Центр Грабаря. Фото: Пресс-служба Центра Грабаря |
– Бюджетные учреждения жалуются на закон о тендерах, который очень влияет на качество работ, попросту мешает делать качественно. Реставрационную сферу это ведь тоже напрямую затрагивает?
– Конечно. Если сумма реставрации более 400 тысяч рублей, музей вынужден выставить эту реставрацию на тендер. И если фирма «Рога и копыта» заявит меньшую, чем мы, цену, то объект вынуждены будут отдать им. У нас были случаи, когда такая фирма, выиграв конкурс, не справлялась и по субподряду отдавала работы нам. Нам это не очень выгодно, но для вещи это не самый плохой расклад. Страшнее, если такая фирма решает, что справится, и губит вещь.
– Бывают ли случаи, когда приходит частный заказчик и просит вещь не отреставрировать, а поновить? Что ему отвечать – убеждать, что так нельзя?
– Просят, но порядочный реставратор не должен браться за такую работу – это ущерб и личной репутации, и всего центра. А для воплощения творческих идей антиквары могут найти других людей, которые с радостью усилят румянец на портрете, уберут второй подбородок, «освежат» позднего скучного Льва Лагорио вписыванием в пейзаж пингвинов – бывают и такие фантазии.
– Во время реставрации случаются переатрибуции, что в вашей практике было необычного?
– Была серия открытий, когда мы в 2016 году делали выставку Юлии Оболенской. Она была не особенно известной художницей, хотя училась у Мстислава Добужинского, у Петрова-Водкина, дружила с Волошиным. Ее наследие к нам попало из Литературного музея – его прислали как непрофильное для них и как материал для творческих экспериментов – для нас. У нас оно пролежало в папке неразобранным более 30 лет, поскольку никто не решался ставить эксперименты на очень приличных акварелях. И мы взялись это отреставрировать и сделать выставку (мы вообще хотели сделать целую серию «Возвращая забытые имена»), это был первый мой в центре кураторский проект.

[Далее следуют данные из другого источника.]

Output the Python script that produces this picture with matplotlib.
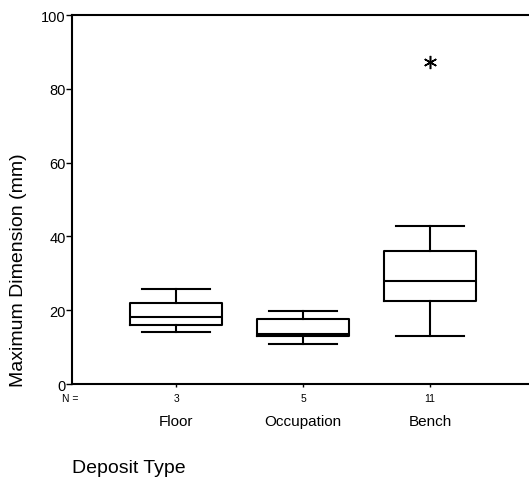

В процессе работы среди ее листов обнаружился рисунок Добужинского, иллюстрация к стихотворению, который мы вернули уже с атрибуцией в Литературный музей. А недели за две до вернисажа мы нашли портрет с подписью «Лобанов», и, когда мы стали искать информацию о нем, я поняла, что многие акварели – не Оболенской, а Лобанова, которого пришлось снять с экспозиции. Наконец, когда я ездила в Литмузей разбирать оставшийся архив Оболенской, обнаружила два потрясающих рисунка Надежды Удальцовой. Вообще почти каждая реставрация и каждая выставка сопровождаются какими-то открытиями.